To be tempted is to be enticed, or seduced, to do wrong. To tempt someone is to entice them to do wrong. In order for a person to be tempted they must have an inner inclination already within them and then the addition of a stimulus from outside of themselves. If the outside stimulus comes from an evil moral agent (human or spirit) that wants to see the person fall then the outside agent shares in any subsequent sin. These truths are underscored in James chapter one, versus 12-15:“Blessed is the person who undergoes temptation, for when he is tried and passes the test he will receive the crown of life which the Lord has promised to them that love Him. But don’t let anyone say when he is tempted that he is tempted by God, for God cannot be tempted and tempts no man. But every man is tempted when he is drawn away by his own lust, and enticed. Then when lust has conceived it brings forth sin; and sin when it is finished brings forth death.”
Note that God does not cause the sin. He does not want the person to sin. God allows temptation to reveal the sin within the person. This process of revealing sin is also called “testing”. The person is tested. The purpose of allowing temptation, or testing (also referred to in the Bible as a trial of faith), is to bring the person to recognize and resist the sin within. That is, “passing the test” consists of experiences such as contrition, repentance and mortification. The overall process is sanctification.

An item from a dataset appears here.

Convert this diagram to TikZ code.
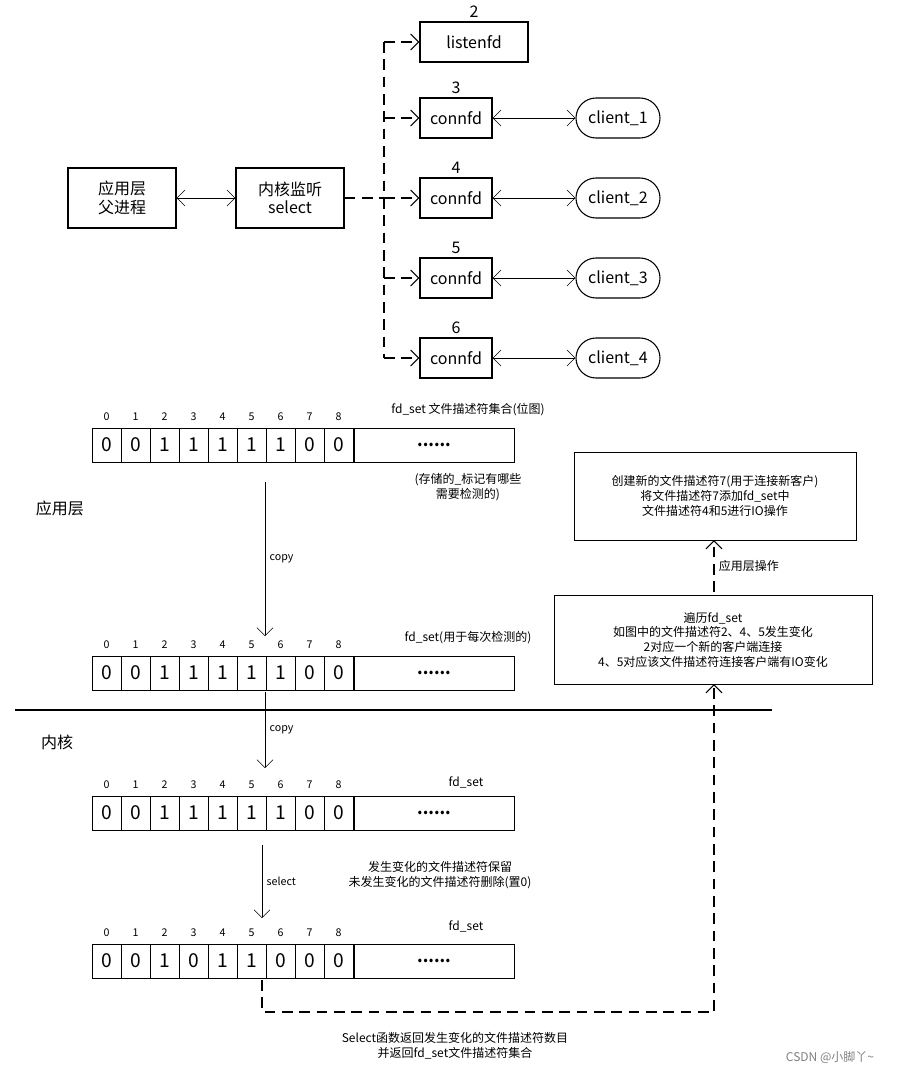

One point deserves special discussion. Note in the passage quoted above that being tempted is not a sin. That is, “when lust has conceived it brings forth sin”. If lust is not allowed to conceive it is not yet sin. To “conceive” means to “take in and hold”. That is, if I take hold of my lust and join to it and hold it then it becomes sin. This can be in my behavior or in my mind. Note then that to merely have “lust within” is not a sin. It is what you do with it that causes you to move from merely having a sin nature to being guilty of sin.
The good news in these truths is that after a person is born again and becomes a new person he/she can have victory over sin. The redeemed person still has a “flesh” but now has a conquering “spirit”. The existence of inner evil and the drawing forth from outside of this evil does not, in themselves, bring condemnation. Condemnation results from “yielding to the flesh”. After the new birth we are not “debtors to the flesh” and now that “we are dead to sin” we do not have to obey our sin nature, we do not have to yield to temptation; so we are free from sin and from the judgment of God.